The Tennessee Valley is the drainage basin of the Tennessee River and is largely within the U.S. state of Tennessee. It stretches from southwest Kentucky to north Alabama and from northeast Mississippi to the mountains of Virginia and North Carolina. The border of the valley is known as the Tennessee Valley Divide. The Tennessee Valley contributes greatly to the formation of Tennessee's three legally recognized sectors (the Grand Divisions).
Tennessee Valley is a generally accepted term[by whom?] for North Alabama, anchored by the city of Huntsville (analogous to referring to Greater Philadelphia as the Delaware Valley).
The Tennessee Valley begins in the upper head water portions of the Holston River, the Watauga River, and the Doe River in Northeast Tennessee and Southwest Virginia, as well as east of Asheville, North Carolina, with the headwaters of the French Broad and Pigeon rivers, all of which join at the confluence of the French Broad and the Holston to form the Tennessee River in Knoxville. From there, the river travels southwest, absorbing additional tributaries of the Little River, the Little Tennessee, and the Clinch, and further down, the Hiwassee and the Ocoee (both of which have sources in Georgia), before reaching Chattanooga.

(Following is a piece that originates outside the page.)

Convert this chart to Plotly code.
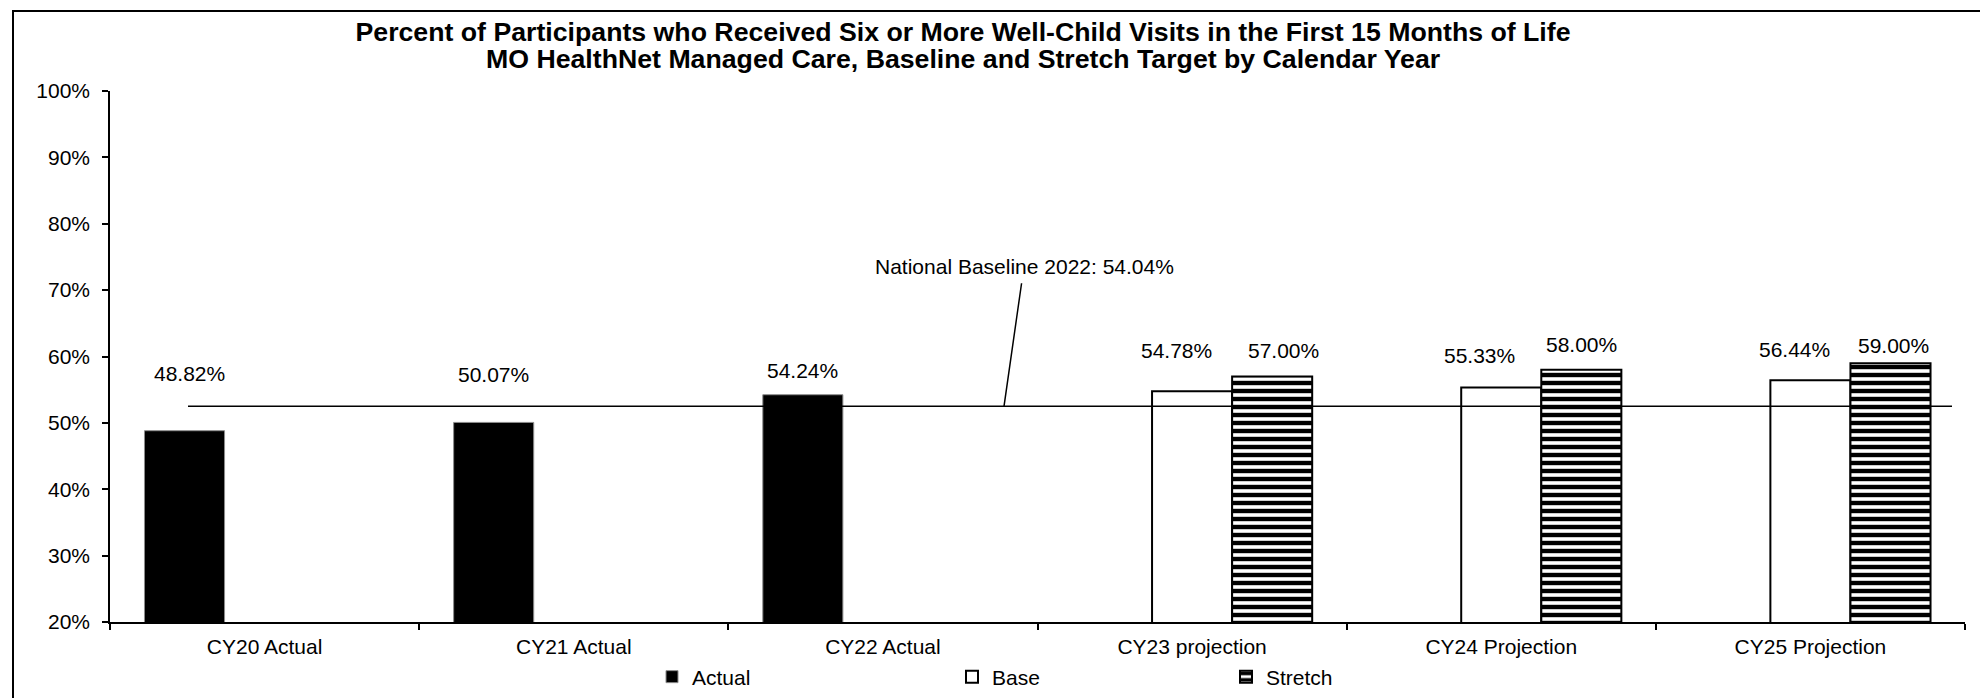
import plotly.graph_objects as go

# ---------------- data ----------------
categories = ["CY20 Actual", "CY21 Actual", "CY22 Actual",
              "CY23 projection", "CY24 Projection", "CY25 Projection"]
actual = [48.82, 50.07, 54.24, None, None, None]
base = [None, None, None, 54.78, 55.33, 56.44]
stretch = [None, None, None, 57.00, 58.00, 59.00]
national_baseline_label = "National Baseline 2022: 54.04%"
national_baseline_drawn = 52.5   # level where the reference line is drawn

title_line1 = "Percent of Participants who Received Six or More Well-Child Visits in the First 15 Months of Life"
title_line2 = "MO HealthNet Managed Care, Baseline and Stretch Target by Calendar Year"

# ---------------- layout constants ----------------
# target positions are given in window pixels; the page body adds an 8px offset
OFF = 8
WIN_W, WIN_H = 1988, 698
W, H = WIN_W - OFF, WIN_H - OFF
PL, PR, PT, PB = 110, 1965, 91, 622          # plot area in window pixels
L, T = PL - OFF, PT - OFF
R, B = (WIN_W - PR), (WIN_H - PB)
plot_w = PR - PL
plot_h = PB - PT
FONT = "Liberation Sans, Arial, sans-serif"
FS = 21
TFS = 26.7
BARGAP = 0.223

def px_x(px):  # window pixel -> paper x
    return (px - PL) / plot_w

def px_y(py):  # window pixel -> paper y
    return (PB - py) / plot_h

fig = go.Figure()
fig.add_trace(go.Bar(name="Actual", x=categories, y=actual, showlegend=True,
                     marker=dict(color="black", line=dict(color="#8c8c8c", width=1)),
                     legend="legend"))
fig.add_trace(go.Bar(name="Base", x=categories, y=base, showlegend=True,
                     marker=dict(color="white", line=dict(color="black", width=2)),
                     legend="legend2"))
fig.add_trace(go.Bar(name="Stretch", x=categories, y=stretch, showlegend=True,
                     marker=dict(color="white", line=dict(color="black", width=2),
                                 pattern=dict(shape="-", fgcolor="black", bgcolor="white",
                                              size=8, solidity=0.55, fillmode="replace")),
                     legend="legend3"))

# data labels (manually placed in the source chart: pixel offsets above bar tops)
label_shift = {  # (series index, category index): (xshift px, yshift px)
    (0, 0): (5, 57), (0, 1): (0, 48), (0, 2): (0, 24),
    (1, 3): (-16, 41), (2, 3): (11, 26),
    (1, 4): (-22, 32), (2, 4): (0, 25),
    (1, 5): (-16, 31), (2, 5): (3, 18),
}
series = [actual, base, stretch]
slot_w = (1 - BARGAP) / 3
for si, vals in enumerate(series):
    for ci, v in enumerate(vals):
        if v is None:
            continue
        dx, dy = label_shift[(si, ci)]
        fig.add_annotation(x=ci + (si - 1) * slot_w, y=v, xref="x", yref="y",
                           text=f"{v:.2f}%", showarrow=False,
                           xanchor="center", yanchor="middle",
                           xshift=dx, yshift=dy,
                           font=dict(family=FONT, size=FS, color="black"))

# national baseline line
fig.add_shape(type="line", xref="paper", yref="y",
              x0=px_x(188), x1=px_x(1952),
              y0=national_baseline_drawn, y1=national_baseline_drawn,
              line=dict(color="black", width=1.5))
fig.add_annotation(x=px_x(1004), y=national_baseline_drawn, xref="paper", yref="y",
                   text=national_baseline_label, showarrow=True,
                   arrowhead=0, arrowwidth=1.5, arrowcolor="black",
                   ax=20, ay=-140, axref="pixel", ayref="pixel",
                   startstandoff=4,
                   font=dict(family=FONT, size=FS, color="black"))

# second title line
fig.add_annotation(x=px_x(963), y=px_y(59), xref="paper", yref="paper",
                   text="<b>" + title_line2 + "</b>", showarrow=False,
                   xanchor="center", yanchor="middle",
                   font=dict(family=FONT, size=TFS, color="black"))

# outer chart border
fig.add_shape(type="rect", xref="paper", yref="paper",
              x0=px_x(13), x1=px_x(1982), y0=px_y(720), y1=px_y(11),
              line=dict(color="black", width=2), fillcolor="rgba(0,0,0,0)", layer="below")

legend_common = dict(orientation="h", yanchor="middle", xanchor="left", y=px_y(677),
                     font=dict(family=FONT, size=FS, color="black"),
                     bgcolor="rgba(0,0,0,0)", borderwidth=0, itemclick=False,
                     itemdoubleclick=False)

fig.update_layout(
    width=W, height=H,
    margin=dict(l=L, r=R, t=T, b=B, autoexpand=False),
    paper_bgcolor="white", plot_bgcolor="white",
    showlegend=True,
    barmode="group", bargap=BARGAP, bargroupgap=0,
    font=dict(family=FONT, size=FS, color="black"),
    title=dict(text="<b>" + title_line1 + "</b>",
               x=(963 - OFF) / W, xref="container", xanchor="center",
               y=1 - (32 - OFF) / H, yref="container", yanchor="middle",
               font=dict(family=FONT, size=TFS, color="black")),
    legend=dict(x=px_x(652), **legend_common),
    legend2=dict(x=px_x(952), **legend_common),
    legend3=dict(x=px_x(1226), **legend_common),
    xaxis=dict(showline=True, linecolor="black", linewidth=1.5, automargin=False,
               ticks="outside", tickson="boundaries", ticklen=6, tickcolor="black", tickwidth=1.5,
               ticklabelstandoff=5,
               showgrid=False, tickfont=dict(family=FONT, size=FS, color="black"),
               fixedrange=True),
    yaxis=dict(range=[20, 100], dtick=10, ticksuffix="%", automargin=False,
               showline=True, linecolor="black", linewidth=1.5,
               ticks="outside", ticklen=6, tickcolor="black", tickwidth=1.5,
               showgrid=False, zeroline=False, ticklabelstandoff=8,
               tickfont=dict(family=FONT, size=FS, color="black"),
               fixedrange=True),
)

fig.write_html("out.html")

The river then enters the Tennessee River Gorge as it winds its way around the lower corner of the Cumberland Plateau, reaching the lower portion of the Sequatchie Valley. After traversing North Alabama, the river veers northwestward. From the beginning of the Tennessee Valley to this point is roughly 150 miles (240 km); as it runs through East Tennessee the Valley is bound on the east by the Appalachian Mountains (including the Great Smoky Mountains) and on the northwest by the Cumberland Plateau and Cumberland Mountains.
After forming the boundary between Alabama and Mississippi for a stretch of 10 miles (16 km), the river reenters Tennessee, where it creates the dividing line between Middle Tennessee and West Tennessee. It empties into the Ohio River in western Kentucky, where it divides the region known as the Jackson Purchase from the rest of Kentucky.
Geologically, the eastern portion of the Tennessee Valley consists of many small valleys and ridges within a great valley. The larger region is termed the Ridge and Valley Province and the great valley is termed the Great Appalachian Valley.